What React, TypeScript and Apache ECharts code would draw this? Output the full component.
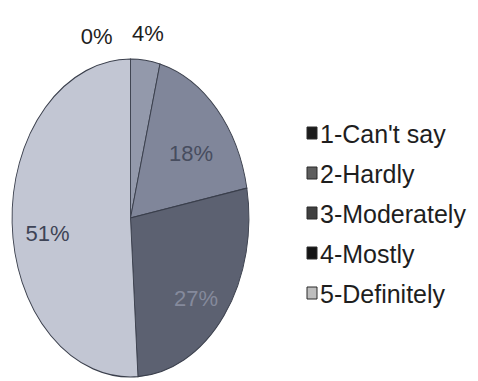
import React, { useEffect, useRef } from "react";
import * as echarts from "echarts";

const categories = ["1-Can't say", "2-Hardly", "3-Moderately", "4-Mostly", "5-Definitely"];
const values = [0, 4, 18, 27, 51];
const sliceColors = ["#222222", "#9399ab", "#80869a", "#5c6171", "#c2c6d3"];
const labelColors = ["#1e1e1e", "#1e1e1e", "#474d5f", "#858a9c", "#3e4456"];
const legendColors = ["#1c1c1c", "#5e5e5e", "#404040", "#141414", "#bdbdbd"];

export default function App() {
  const ref = useRef<HTMLDivElement>(null);
  useEffect(() => {
    if (!ref.current) return;
    const chart = echarts.init(ref.current, undefined, { renderer: "svg" });
    const total = values.reduce((a, b) => a + b, 0);
    const cx = 130.5;
    const cy = 218;
    const rx = 118.5;
    const ry = 159;
    const starts: number[] = [];
    let acc = 0;
    values.forEach((v) => {
      starts.push(acc);
      acc += v;
    });
    const font = "Liberation Sans, Arial, sans-serif";

    const legendGraphics: any[] = categories.map((c, i) => ({
      type: "group",
      x: 307,
      y: 133 + i * 40,
      children: [
        {
          type: "rect",
          shape: { x: 0, y: -6, width: 10, height: 12 },
          style: { fill: legendColors[i], stroke: "#2a2a2a", lineWidth: 1 },
        },
        {
          type: "text",
          x: 13,
          y: 1,
          style: {
            text: c,
            fill: "#1e1e1e",
            fontSize: 25,
            fontFamily: font,
            align: "left",
            verticalAlign: "middle",
          },
        },
      ],
    }));

    chart.setOption({
      animation: false,
      backgroundColor: "#ffffff",
      graphic: legendGraphics,
      series: [
        {
          type: "custom",
          coordinateSystem: "none",
          data: values.map((v, i) => ({ value: v, name: categories[i] })),
          renderItem: (params: any, api: any) => {
            const i = params.dataIndex;
            const v = api.value(0);
            const a0 = (starts[i] / total) * Math.PI * 2 - Math.PI / 2;
            const a1 = ((starts[i] + v) / total) * Math.PI * 2 - Math.PI / 2;
            const mid = (a0 + a1) / 2;
            const outside = v < 5;
            const f = outside ? 1.17 : 0.7;
            let lx = cx + rx * f * Math.cos(mid);
            let ly = (outside ? cy : cy + 12) + ry * f * Math.sin(mid);
            let align = "center";
            if (v === 0) {
              align = "right";
              lx -= 18;
              ly += 5;
            }
            return {
              type: "group",
              children: [
                {
                  type: "sector",
                  x: cx,
                  y: cy,
                  scaleX: rx / ry,
                  shape: { cx: 0, cy: 0, r: ry, r0: 0, startAngle: a0, endAngle: a1, clockwise: true },
                  style: {
                    fill: sliceColors[i],
                    stroke: "#3a3f4c",
                    lineWidth: 1.2,
                    strokeNoScale: true,
                  },
                },
                {
                  type: "text",
                  x: lx,
                  y: ly,
                  style: {
                    text: Math.round((v / total) * 100) + "%",
                    fill: labelColors[i],
                    fontSize: 22,
                    fontFamily: font,
                    align,
                    verticalAlign: "middle",
                  },
                },
              ],
            };
          },
        },
      ],
    });
    return () => chart.dispose();
  }, []);
  return (
    <div
      ref={ref}
      style={{ position: "fixed", left: 0, top: 0, width: 478, height: 381, background: "#fff" }}
    />
  );
}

########

- _WRITTEN TASK_: Reproduce the whole listing exactly, but not the images in it.

- _WRITTEN ANSWER_:
What React, TypeScript and Apache ECharts code would draw this? Output the full component.
import React, { useEffect, useRef } from "react";
import * as echarts from "echarts";

const categories = ["1-Can't say", "2-Hardly", "3-Moderately", "4-Mostly", "5-Definitely"];
const values = [0, 4, 18, 27, 51];
const sliceColors = ["#222222", "#9399ab", "#80869a", "#5c6171", "#c2c6d3"];
const labelColors = ["#1e1e1e", "#1e1e1e", "#474d5f", "#858a9c", "#3e4456"];
const legendColors = ["#1c1c1c", "#5e5e5e", "#404040", "#141414", "#bdbdbd"];

export default function App() {
  const ref = useRef<HTMLDivElement>(null);
  useEffect(() => {
    if (!ref.current) return;
    const chart = echarts.init(ref.current, undefined, { renderer: "svg" });
    const total = values.reduce((a, b) => a + b, 0);
    const cx = 130.5;
    const cy = 218;
    const rx = 118.5;
    const ry = 159;
    const starts: number[] = [];
    let acc = 0;
    values.forEach((v) => {
      starts.push(acc);
      acc += v;
    });
    const font = "Liberation Sans, Arial, sans-serif";

    const legendGraphics: any[] = categories.map((c, i) => ({
      type: "group",
      x: 307,
      y: 133 + i * 40,
      children: [
        {
          type: "rect",
          shape: { x: 0, y: -6, width: 10, height: 12 },
          style: { fill: legendColors[i], stroke: "#2a2a2a", lineWidth: 1 },
        },
        {
          type: "text",
          x: 13,
          y: 1,
          style: {
            text: c,
            fill: "#1e1e1e",
            fontSize: 25,
            fontFamily: font,
            align: "left",
            verticalAlign: "middle",
          },
        },
      ],
    }));

    chart.setOption({
      animation: false,
      backgroundColor: "#ffffff",
      graphic: legendGraphics,
      series: [
        {
          type: "custom",
          coordinateSystem: "none",
          data: values.map((v, i) => ({ value: v, name: categories[i] })),
          renderItem: (params: any, api: any) => {
            const i = params.dataIndex;
            const v = api.value(0);
            const a0 = (starts[i] / total) * Math.PI * 2 - Math.PI / 2;
            const a1 = ((starts[i] + v) / total) * Math.PI * 2 - Math.PI / 2;
            const mid = (a0 + a1) / 2;
            const outside = v < 5;
            const f = outside ? 1.17 : 0.7;
            let lx = cx + rx * f * Math.cos(mid);
            let ly = (outside ? cy : cy + 12) + ry * f * Math.sin(mid);
            let align = "center";
            if (v === 0) {
              align = "right";
              lx -= 18;
              ly += 5;
            }
            return {
              type: "group",
              children: [
                {
                  type: "sector",
                  x: cx,
                  y: cy,
                  scaleX: rx / ry,
                  shape: { cx: 0, cy: 0, r: ry, r0: 0, startAngle: a0, endAngle: a1, clockwise: true },
                  style: {
                    fill: sliceColors[i],
                    stroke: "#3a3f4c",
                    lineWidth: 1.2,
                    strokeNoScale: true,
                  },
                },
                {
                  type: "text",
                  x: lx,
                  y: ly,
                  style: {
                    text: Math.round((v / total) * 100) + "%",
                    fill: labelColors[i],
                    fontSize: 22,
                    fontFamily: font,
                    align,
                    verticalAlign: "middle",
                  },
                },
              ],
            };
          },
        },
      ],
    });
    return () => chart.dispose();
  }, []);
  return (
    <div
      ref={ref}
      style={{ position: "fixed", left: 0, top: 0, width: 478, height: 381, background: "#fff" }}
    />
  );
}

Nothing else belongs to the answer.